WHAT IS ASKED - Please write out the lines of the data exactly, beginning with the first and ending with the line containing "periodButtons = ['1D','3D','1M','6M','YTD','1A','5A','Máx'];"; leave the pictures behind.

-- start STORED DATA --

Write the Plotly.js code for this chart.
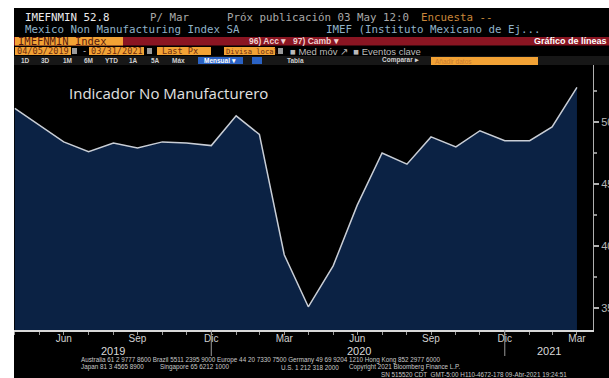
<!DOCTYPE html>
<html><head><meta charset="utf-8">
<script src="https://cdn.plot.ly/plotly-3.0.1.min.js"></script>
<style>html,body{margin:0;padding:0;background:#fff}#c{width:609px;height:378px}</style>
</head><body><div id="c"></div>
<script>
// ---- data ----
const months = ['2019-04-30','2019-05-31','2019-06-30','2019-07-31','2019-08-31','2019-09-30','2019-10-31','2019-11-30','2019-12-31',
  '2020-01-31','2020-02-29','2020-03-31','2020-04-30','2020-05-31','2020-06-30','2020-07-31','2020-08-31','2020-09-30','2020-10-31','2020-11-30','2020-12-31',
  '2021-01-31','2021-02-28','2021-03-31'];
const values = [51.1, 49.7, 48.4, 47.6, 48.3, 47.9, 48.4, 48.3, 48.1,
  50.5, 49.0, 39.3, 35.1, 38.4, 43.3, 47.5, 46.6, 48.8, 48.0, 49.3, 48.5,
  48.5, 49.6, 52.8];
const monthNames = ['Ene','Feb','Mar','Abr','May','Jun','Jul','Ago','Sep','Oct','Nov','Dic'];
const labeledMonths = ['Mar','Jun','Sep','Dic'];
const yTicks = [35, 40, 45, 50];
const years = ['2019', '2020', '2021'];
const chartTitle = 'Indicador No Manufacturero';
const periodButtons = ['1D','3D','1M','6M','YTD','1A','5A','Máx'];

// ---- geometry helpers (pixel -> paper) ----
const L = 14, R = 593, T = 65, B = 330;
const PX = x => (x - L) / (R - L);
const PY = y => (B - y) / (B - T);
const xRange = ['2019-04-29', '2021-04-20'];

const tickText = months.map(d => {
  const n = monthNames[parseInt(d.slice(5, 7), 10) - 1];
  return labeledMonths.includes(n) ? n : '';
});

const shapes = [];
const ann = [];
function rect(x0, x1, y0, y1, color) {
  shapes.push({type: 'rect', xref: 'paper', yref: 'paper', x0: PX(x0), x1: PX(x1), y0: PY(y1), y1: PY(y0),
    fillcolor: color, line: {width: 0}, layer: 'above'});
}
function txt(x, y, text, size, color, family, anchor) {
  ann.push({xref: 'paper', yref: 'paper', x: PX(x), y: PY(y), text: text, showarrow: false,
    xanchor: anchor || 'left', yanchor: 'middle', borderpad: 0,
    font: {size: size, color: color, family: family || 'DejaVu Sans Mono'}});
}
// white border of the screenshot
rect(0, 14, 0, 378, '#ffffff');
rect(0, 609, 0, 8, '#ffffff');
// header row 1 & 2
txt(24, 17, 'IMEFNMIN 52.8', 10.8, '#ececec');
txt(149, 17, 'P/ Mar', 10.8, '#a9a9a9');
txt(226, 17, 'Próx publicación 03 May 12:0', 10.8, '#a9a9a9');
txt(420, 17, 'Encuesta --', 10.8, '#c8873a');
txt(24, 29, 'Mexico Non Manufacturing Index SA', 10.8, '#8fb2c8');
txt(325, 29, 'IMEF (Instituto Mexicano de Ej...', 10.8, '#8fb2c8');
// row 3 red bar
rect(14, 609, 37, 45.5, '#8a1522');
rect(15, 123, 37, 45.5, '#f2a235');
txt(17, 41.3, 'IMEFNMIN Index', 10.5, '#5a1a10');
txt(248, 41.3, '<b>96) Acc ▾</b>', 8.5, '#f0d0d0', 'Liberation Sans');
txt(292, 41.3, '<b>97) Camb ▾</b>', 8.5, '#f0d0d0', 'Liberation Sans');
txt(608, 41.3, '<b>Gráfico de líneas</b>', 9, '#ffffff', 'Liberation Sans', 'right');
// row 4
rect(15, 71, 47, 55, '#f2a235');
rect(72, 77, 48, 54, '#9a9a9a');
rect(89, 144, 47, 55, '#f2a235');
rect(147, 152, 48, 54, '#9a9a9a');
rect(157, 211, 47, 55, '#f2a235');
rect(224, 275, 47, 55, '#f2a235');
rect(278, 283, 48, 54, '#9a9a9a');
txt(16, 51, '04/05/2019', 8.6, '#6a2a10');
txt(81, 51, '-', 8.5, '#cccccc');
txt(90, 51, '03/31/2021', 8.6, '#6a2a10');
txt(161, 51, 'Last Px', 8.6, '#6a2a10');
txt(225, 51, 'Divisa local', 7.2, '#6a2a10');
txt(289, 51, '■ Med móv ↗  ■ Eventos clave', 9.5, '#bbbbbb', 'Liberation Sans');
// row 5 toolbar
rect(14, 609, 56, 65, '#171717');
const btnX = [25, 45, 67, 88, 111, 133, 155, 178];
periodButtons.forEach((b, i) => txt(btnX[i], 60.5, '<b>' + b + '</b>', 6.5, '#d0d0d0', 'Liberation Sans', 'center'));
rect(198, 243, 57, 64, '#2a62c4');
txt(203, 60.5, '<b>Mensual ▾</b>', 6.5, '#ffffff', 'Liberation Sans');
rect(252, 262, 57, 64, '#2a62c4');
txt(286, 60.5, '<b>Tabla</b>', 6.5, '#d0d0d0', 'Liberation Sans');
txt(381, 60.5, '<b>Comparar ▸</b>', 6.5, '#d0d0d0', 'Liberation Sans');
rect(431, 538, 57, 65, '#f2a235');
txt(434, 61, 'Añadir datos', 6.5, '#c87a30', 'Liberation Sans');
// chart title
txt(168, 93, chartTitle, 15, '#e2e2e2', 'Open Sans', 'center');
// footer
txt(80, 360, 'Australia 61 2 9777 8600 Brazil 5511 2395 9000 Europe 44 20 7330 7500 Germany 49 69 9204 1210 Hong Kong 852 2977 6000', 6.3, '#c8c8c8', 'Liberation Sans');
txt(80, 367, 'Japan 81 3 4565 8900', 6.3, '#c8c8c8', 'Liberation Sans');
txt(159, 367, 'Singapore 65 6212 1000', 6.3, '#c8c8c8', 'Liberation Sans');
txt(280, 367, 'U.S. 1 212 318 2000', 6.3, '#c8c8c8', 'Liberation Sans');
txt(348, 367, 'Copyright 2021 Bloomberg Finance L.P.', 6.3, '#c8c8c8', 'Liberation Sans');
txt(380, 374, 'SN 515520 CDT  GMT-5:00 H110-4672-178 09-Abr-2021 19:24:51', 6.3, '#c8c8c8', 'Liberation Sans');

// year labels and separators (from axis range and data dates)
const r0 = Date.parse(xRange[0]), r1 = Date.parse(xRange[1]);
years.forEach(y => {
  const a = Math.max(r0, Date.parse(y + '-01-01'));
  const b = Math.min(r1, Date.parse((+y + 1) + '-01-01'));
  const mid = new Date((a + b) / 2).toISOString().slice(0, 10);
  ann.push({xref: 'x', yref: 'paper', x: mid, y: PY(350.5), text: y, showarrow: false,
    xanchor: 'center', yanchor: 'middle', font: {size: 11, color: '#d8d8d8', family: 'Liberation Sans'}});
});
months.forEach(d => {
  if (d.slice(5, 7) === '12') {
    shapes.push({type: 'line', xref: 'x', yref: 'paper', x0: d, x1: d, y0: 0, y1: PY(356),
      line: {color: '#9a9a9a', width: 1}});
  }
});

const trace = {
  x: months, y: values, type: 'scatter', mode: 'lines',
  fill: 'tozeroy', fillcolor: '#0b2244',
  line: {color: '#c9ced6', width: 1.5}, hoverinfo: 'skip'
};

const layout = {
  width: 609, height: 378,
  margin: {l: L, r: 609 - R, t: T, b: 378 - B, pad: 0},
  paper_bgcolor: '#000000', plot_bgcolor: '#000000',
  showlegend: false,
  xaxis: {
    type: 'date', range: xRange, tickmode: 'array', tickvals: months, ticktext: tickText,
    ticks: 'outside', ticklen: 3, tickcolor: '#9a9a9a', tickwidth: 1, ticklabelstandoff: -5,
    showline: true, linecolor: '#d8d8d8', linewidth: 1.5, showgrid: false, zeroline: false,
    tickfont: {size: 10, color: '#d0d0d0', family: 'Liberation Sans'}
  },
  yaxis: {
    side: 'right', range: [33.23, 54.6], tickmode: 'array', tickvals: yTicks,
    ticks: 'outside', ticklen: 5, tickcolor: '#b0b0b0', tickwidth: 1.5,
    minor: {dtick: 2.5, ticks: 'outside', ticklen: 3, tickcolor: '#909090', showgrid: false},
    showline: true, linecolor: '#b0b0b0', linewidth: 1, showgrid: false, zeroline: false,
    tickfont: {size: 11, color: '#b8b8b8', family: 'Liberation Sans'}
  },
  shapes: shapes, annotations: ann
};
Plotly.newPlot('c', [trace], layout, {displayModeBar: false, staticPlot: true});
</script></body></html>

-- end STORED DATA --

FULL OUTPUT -
Write the Plotly.js code for this chart.
<!DOCTYPE html>
<html><head><meta charset="utf-8">
<script src="https://cdn.plot.ly/plotly-3.0.1.min.js"></script>
<style>html,body{margin:0;padding:0;background:#fff}#c{width:609px;height:378px}</style>
</head><body><div id="c"></div>
<script>
// ---- data ----
const months = ['2019-04-30','2019-05-31','2019-06-30','2019-07-31','2019-08-31','2019-09-30','2019-10-31','2019-11-30','2019-12-31',
  '2020-01-31','2020-02-29','2020-03-31','2020-04-30','2020-05-31','2020-06-30','2020-07-31','2020-08-31','2020-09-30','2020-10-31','2020-11-30','2020-12-31',
  '2021-01-31','2021-02-28','2021-03-31'];
const values = [51.1, 49.7, 48.4, 47.6, 48.3, 47.9, 48.4, 48.3, 48.1,
  50.5, 49.0, 39.3, 35.1, 38.4, 43.3, 47.5, 46.6, 48.8, 48.0, 49.3, 48.5,
  48.5, 49.6, 52.8];
const monthNames = ['Ene','Feb','Mar','Abr','May','Jun','Jul','Ago','Sep','Oct','Nov','Dic'];
const labeledMonths = ['Mar','Jun','Sep','Dic'];
const yTicks = [35, 40, 45, 50];
const years = ['2019', '2020', '2021'];
const chartTitle = 'Indicador No Manufacturero';
const periodButtons = ['1D','3D','1M','6M','YTD','1A','5A','Máx'];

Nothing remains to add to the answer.